Global alignment

Global alignment#

Use cases#

Aligning two homologous genes to identify evolutionary events.
Computing evolutionary distance between two homologous genes, which can be used for multiple sequence alignment and phylogenetic tree construction (more on this in later sections).

Computational problem formulation#

We can formulate the problem of finding a global alignment between two sequences as a discrete optimization problem, in which we define a way to score an alignment and the goal would be to find a highest scoring one.

Scoring an alignment#

Shown below are two different alignments of the same pair of sequences. Which one is a better alignment, i.e. which one seems to be a better hypothesis of how these sequences have evolved?

../../_images/two_alignments.svg — Fig. 24 Two alignments of the same sequence pair. Which one should score higher?#

The commonly used scoring scheme has two components: (1) a substitution matrix \(M = [m_{xy}]\), where \(m_{xy}\) is the score for an alignment column containing residues \(x\) and \(y\) in the first and second sequence, respectively, and (2) a gap penalty to score the insertions and deletions (also called indels).

Shown below is a substitution matrix called BLOSUM-62 often used for protein sequence alignment. More later on where these come from.

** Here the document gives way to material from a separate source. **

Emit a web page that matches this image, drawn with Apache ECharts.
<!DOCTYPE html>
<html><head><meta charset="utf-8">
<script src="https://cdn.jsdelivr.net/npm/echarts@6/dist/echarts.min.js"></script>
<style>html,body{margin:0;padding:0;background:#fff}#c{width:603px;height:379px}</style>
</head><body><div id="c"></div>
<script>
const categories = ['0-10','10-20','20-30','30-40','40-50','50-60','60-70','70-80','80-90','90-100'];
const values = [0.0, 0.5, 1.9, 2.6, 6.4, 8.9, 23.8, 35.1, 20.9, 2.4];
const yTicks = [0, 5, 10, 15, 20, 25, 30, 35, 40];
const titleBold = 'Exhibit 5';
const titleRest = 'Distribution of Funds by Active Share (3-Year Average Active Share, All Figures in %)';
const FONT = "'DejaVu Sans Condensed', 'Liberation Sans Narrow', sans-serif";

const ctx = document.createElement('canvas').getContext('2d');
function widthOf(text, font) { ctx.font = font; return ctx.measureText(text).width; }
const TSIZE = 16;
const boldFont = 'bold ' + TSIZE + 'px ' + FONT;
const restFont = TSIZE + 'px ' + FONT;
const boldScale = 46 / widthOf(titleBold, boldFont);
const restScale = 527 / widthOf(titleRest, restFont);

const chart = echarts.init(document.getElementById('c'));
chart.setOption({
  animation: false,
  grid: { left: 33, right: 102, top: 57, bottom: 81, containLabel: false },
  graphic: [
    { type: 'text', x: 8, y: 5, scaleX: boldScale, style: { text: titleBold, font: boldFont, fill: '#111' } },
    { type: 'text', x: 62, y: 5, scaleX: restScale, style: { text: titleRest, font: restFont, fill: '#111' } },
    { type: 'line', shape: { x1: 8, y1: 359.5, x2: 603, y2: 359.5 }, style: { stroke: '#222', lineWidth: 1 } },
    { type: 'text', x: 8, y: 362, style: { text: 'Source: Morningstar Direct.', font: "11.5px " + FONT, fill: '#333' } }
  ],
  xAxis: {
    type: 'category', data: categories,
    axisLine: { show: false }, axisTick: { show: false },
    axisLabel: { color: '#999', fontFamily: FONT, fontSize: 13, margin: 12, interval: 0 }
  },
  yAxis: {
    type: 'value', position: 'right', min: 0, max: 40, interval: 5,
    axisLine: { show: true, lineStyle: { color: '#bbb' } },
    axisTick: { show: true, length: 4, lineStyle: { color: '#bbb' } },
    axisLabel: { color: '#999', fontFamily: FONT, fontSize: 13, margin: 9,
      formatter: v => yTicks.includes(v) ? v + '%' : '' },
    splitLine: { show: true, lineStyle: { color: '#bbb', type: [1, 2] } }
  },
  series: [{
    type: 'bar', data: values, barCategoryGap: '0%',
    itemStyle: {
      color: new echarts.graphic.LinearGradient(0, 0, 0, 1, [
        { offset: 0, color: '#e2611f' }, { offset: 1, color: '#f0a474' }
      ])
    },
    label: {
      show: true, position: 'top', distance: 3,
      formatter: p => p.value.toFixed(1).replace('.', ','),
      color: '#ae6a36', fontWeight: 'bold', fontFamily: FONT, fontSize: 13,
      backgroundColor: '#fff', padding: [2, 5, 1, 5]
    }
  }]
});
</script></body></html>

../../_images/960px-Blosum62-dayhoff-ordering.svg.png — Fig. 25 BLOSUM-62 substitution matrix.
Source: https://en.wikipedia.org/wiki/BLOSUM#/media/File:Blosum62-dayhoff-ordering.svg#

A simple choice of gap penalty is a linear one in which a length-\(l\) gap is given a penatly of \(gl\) for some positive number \(g\). It is however typical to use something called an affine gap penalty in which a length-\(l\) gap gets a penalty of \(o + e (l-1)\), where \(o,e\) are gap open and gap extension penalties. This is based partly on the observation of indel size distributions and partly because it is easier to fit it into the dynamic programming scheme discussed below.

Brute-force? No thanks.#

The number of possible global alignments between two sequences is very large. More specifically, for two sequences both of length \(n\), the number of global alignments between them is \(\Omega(3^n)\) and \(O(1+\sqrt{2})^{2n}\) (https://doi.org/10.1080/10425170310001617894). So brute-force search is clearly not feasible.

Luckily, finding a max-scoring global alignment under the scoring scheme described above yields nicely to dynamic programming.

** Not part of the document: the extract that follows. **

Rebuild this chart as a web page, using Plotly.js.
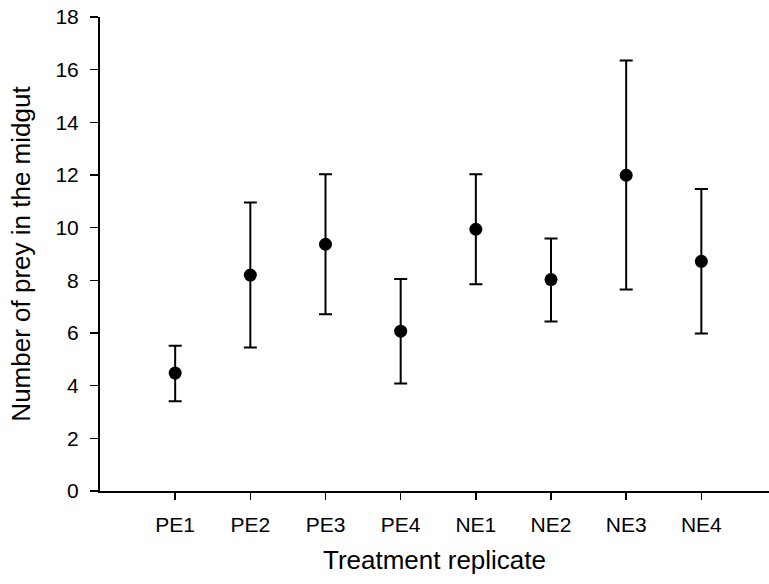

Needleman-Wunsch algorithm for global alignment#

Optimal substructure property#

Let \(A\) and \(B\) be the two input sequences of lengths \(m\) and \(n\), respectively. For a sequence \(A\), let \(A[i]\) denote its \(i\)-th residue and \(A[i:j]\) denote the substring \(A[i], A[i+1],\ldots, A[j]\). For simplicity, let’s assume linear gap penalty for now.

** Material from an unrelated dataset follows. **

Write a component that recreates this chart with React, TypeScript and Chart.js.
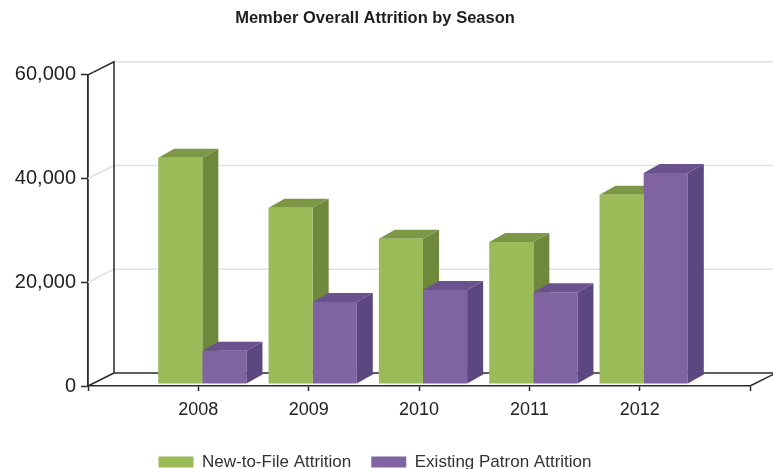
import React, { useEffect, useRef } from 'react';
import { Chart, registerables } from 'chart.js';

Chart.register(...registerables);

// ---- data ----
const chartTitle = 'Member Overall Attrition by Season';
const seasons = ['2008', '2009', '2010', '2011', '2012'];
const newToFile = [43600, 34000, 28000, 27400, 36500];
const existingPatron = [6400, 15800, 18100, 17700, 40700];
const seriesNames = ['New-to-File Attrition', 'Existing Patron Attrition'];
const yMin = 0;
const yMax = 60000;
const yStep = 20000;

// ---- styles ----
const FRONT = ['#9bbb59', '#8064a2'];
const TOP = ['#7c9847', '#6a528f'];
const SIDE = ['#6e893c', '#5c4780'];
const FRAME = '#2a2a2a';
const GRID = '#e2e2e2';
const FONT = "'Liberation Sans', Arial, Helvetica, sans-serif";

const WALL = { dx: 26, dy: -13 };
const BAR_DEPTH = { dx: 16, dy: -9 };
const BAR_SHIFT = { dx: 4, dy: -2 };

function drawFaces(chart: any, idx: number) {
  const { ctx } = chart;
  const meta = chart.getDatasetMeta(idx);
  const data = chart.data.datasets[idx].data;
  meta.data.forEach((el: any, i: number) => {
    if (data[i] === null || data[i] === undefined) return;
    const { x, y, base, width } = el.getProps(['x', 'y', 'base', 'width'], true);
    const l = x - width / 2;
    const r = x + width / 2;
    // side face
    ctx.fillStyle = SIDE[idx];
    ctx.beginPath();
    ctx.moveTo(r, y);
    ctx.lineTo(r + BAR_DEPTH.dx, y + BAR_DEPTH.dy);
    ctx.lineTo(r + BAR_DEPTH.dx, base + BAR_DEPTH.dy);
    ctx.lineTo(r, base);
    ctx.closePath();
    ctx.fill();
    // top face
    ctx.fillStyle = TOP[idx];
    ctx.beginPath();
    ctx.moveTo(l, y);
    ctx.lineTo(r, y);
    ctx.lineTo(r + BAR_DEPTH.dx, y + BAR_DEPTH.dy);
    ctx.lineTo(l + BAR_DEPTH.dx, y + BAR_DEPTH.dy);
    ctx.closePath();
    ctx.fill();
  });
}

const threeD = {
  id: 'threeD',
  beforeDatasetsDraw(chart: any) {
    const { ctx, chartArea, scales } = chart;
    const ys = scales.y;
    const L = chartArea.left;
    const R = chartArea.right;
    const B = chartArea.bottom;
    const T = chartArea.top;
    const W = chart.width;
    ctx.save();
    ctx.lineCap = 'butt';
    // light grid lines on back wall + left wall
    ctx.strokeStyle = GRID;
    ctx.lineWidth = 1.5;
    ys.ticks.forEach((t: any) => {
      const yf = ys.getPixelForValue(t.value);
      if (t.value === ys.min) return;
      ctx.beginPath();
      ctx.moveTo(L + WALL.dx, yf + WALL.dy);
      ctx.lineTo(W, yf + WALL.dy);
      if (t.value !== ys.max) {
        ctx.moveTo(L, yf);
        ctx.lineTo(L + WALL.dx, yf + WALL.dy);
      }
      ctx.stroke();
    });
    // dark frame
    ctx.strokeStyle = FRAME;
    ctx.lineWidth = 1.5;
    ctx.beginPath();
    ctx.moveTo(L, T);
    ctx.lineTo(L + WALL.dx, T + WALL.dy);
    ctx.lineTo(L + WALL.dx, B + WALL.dy);
    ctx.lineTo(R + WALL.dx, B + WALL.dy);
    ctx.lineTo(R, B);
    ctx.moveTo(L, B);
    ctx.lineTo(L + WALL.dx, B + WALL.dy);
    ctx.stroke();
    ctx.restore();

    // bars sit a little inside the floor depth
    ctx.save();
    ctx.translate(BAR_SHIFT.dx, BAR_SHIFT.dy);
    // Chart.js paints datasets last-to-first; the first series' hidden faces go first
    const n = chart.data.datasets.length;
    for (let i = 0; i < n - 1; i++) drawFaces(chart, i);
  },
  afterDatasetDraw(chart: any, args: any) {
    const n = chart.data.datasets.length;
    if (args.index === n - 1) drawFaces(chart, args.index);
  },
  afterDatasetsDraw(chart: any) {
    chart.ctx.restore();
  },
};

export default function App() {
  const canvasRef = useRef<HTMLCanvasElement | null>(null);

  useEffect(() => {
    if (!canvasRef.current) return;
    Chart.defaults.font.family = FONT;
    const labels = ['', ...seasons, ''];
    const pad = (arr: number[]) => [null, ...arr, null];
    const chart = new Chart(canvasRef.current, {
      type: 'bar',
      data: {
        labels,
        datasets: [
          {
            label: seriesNames[0],
            data: pad(newToFile),
            backgroundColor: FRONT[0],
            borderWidth: 0,
            categoryPercentage: 0.8,
            barPercentage: 1.0,
            clip: false,
          },
          {
            label: seriesNames[1],
            data: pad(existingPatron),
            backgroundColor: FRONT[1],
            borderWidth: 0,
            categoryPercentage: 0.8,
            barPercentage: 1.0,
            clip: false,
          },
        ],
      },
      options: {
        responsive: false,
        animation: false,
        layout: { padding: { left: 0, right: 23, top: 0, bottom: 0 } },
        plugins: {
          title: {
            display: true,
            text: chartTitle,
            color: '#1e1e1e',
            font: { size: 16.5, weight: 'bold', family: FONT, lineHeight: 1.2 },
            padding: { top: 9, bottom: 46 },
          },
          legend: {
            position: 'bottom',
            maxHeight: 35.5,
            labels: {
              boxWidth: 35,
              boxHeight: 11,
              padding: 20,
              color: '#333333',
              font: { size: 17, family: FONT },
            },
          },
          tooltip: { enabled: false },
        },
        scales: {
          x: {
            offset: false,
            afterFit: (s: any) => {
              s.height = 47.5;
            },
            grid: {
              offset: false,
              drawOnChartArea: false,
              drawTicks: true,
              tickLength: 5,
              tickColor: FRAME,
              tickWidth: 1.5,
            },
            border: { display: true, color: FRAME, width: 1.5 },
            ticks: {
              autoSkip: false,
              maxRotation: 0,
              padding: 8,
              color: '#222222',
              font: { size: 18, family: FONT },
            },
          },
          y: {
            min: yMin,
            max: yMax,
            afterFit: (s: any) => {
              s.width = 88;
            },
            grid: {
              drawOnChartArea: false,
              drawTicks: true,
              tickLength: 7,
              tickColor: FRAME,
              tickWidth: 1.5,
            },
            border: { display: true, color: FRAME, width: 1.8 },
            ticks: {
              stepSize: yStep,
              padding: 5,
              color: '#222222',
              font: { size: 20, family: FONT },
              callback: (v: any) => Number(v).toLocaleString('en-US'),
            },
          },
        },
      },
      plugins: [threeD],
    });
    return () => chart.destroy();
  }, []);

  return (
    <div style={{ position: 'absolute', left: 0, top: 0, width: 773, height: 469, background: '#ffffff' }}>
      <canvas ref={canvasRef} width={773} height={469} style={{ display: 'block' }} />
    </div>
  );
}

Consider an optimal global alignment between the prefixes \(A[1:i]\) and \(B[1:j]\) and let \(S_{ij}\) be its score. The rightmost column of such an alignment can be one of three cases: it aligns \(A[i]\) with \(B[j]\), \(A[i]\) is aligned to a gap character, or \(B[j]\) is aligned to a gap character. The sub-alignment left of the rightmost column must be an optimal alignment (see Figure below).

../../_images/optimal_substructure_property.svg — Fig. 26 Optimal substructure property#

Thus we can obtain the following recurrence:

\[\begin{split} \begin{align} S_{ij} &= \max \begin{cases} S_{i-1,j-1} + m_{A[i],B[j]}\\ S_{i-1,j} + g\\ S_{i,j-1} + g \end{cases} \\[2em] \end{align}\end{split}\]

The base cases are:

\[\begin{split} \begin{align} S_{0,j} &= gj \text{ for } 0 \leq j \leq n \\ S_{i,0} &= gi \text{ for } 0 \leq i \leq m \end{align}\end{split}\]

Bottom-up computation#

The computation of \(S_{ij}\) can be visualized as a matrix with each cell corresponding to \(S_{ij}\). Computing a cell depends only on 3 other cells: one immediately above, one to the left, and one diagonally to the left. There this matrix can be computed by filling in the rows from top to bottom and each row filling in the cells from left to right. Are there other orders in which to compute the cells?

Obtaining an optimal alignment#

The computation of \(S_{ij}\) just gives the optimal global alignment score. To obtain the actual optimal alignment, we need remember which of the 3 cases gives the maximum, and use that information to perform traceback.

Demo#

Here is an online demonstration.

Time complexity#

Let \(m,n\) be the lengths of sequences \(A\),\(B\), respectively. Since there are \(\Theta(mn)\) cells to compute and each cell takes \(\Theta(1)\) to compute each cell, the running time is \(\Theta(mn)\).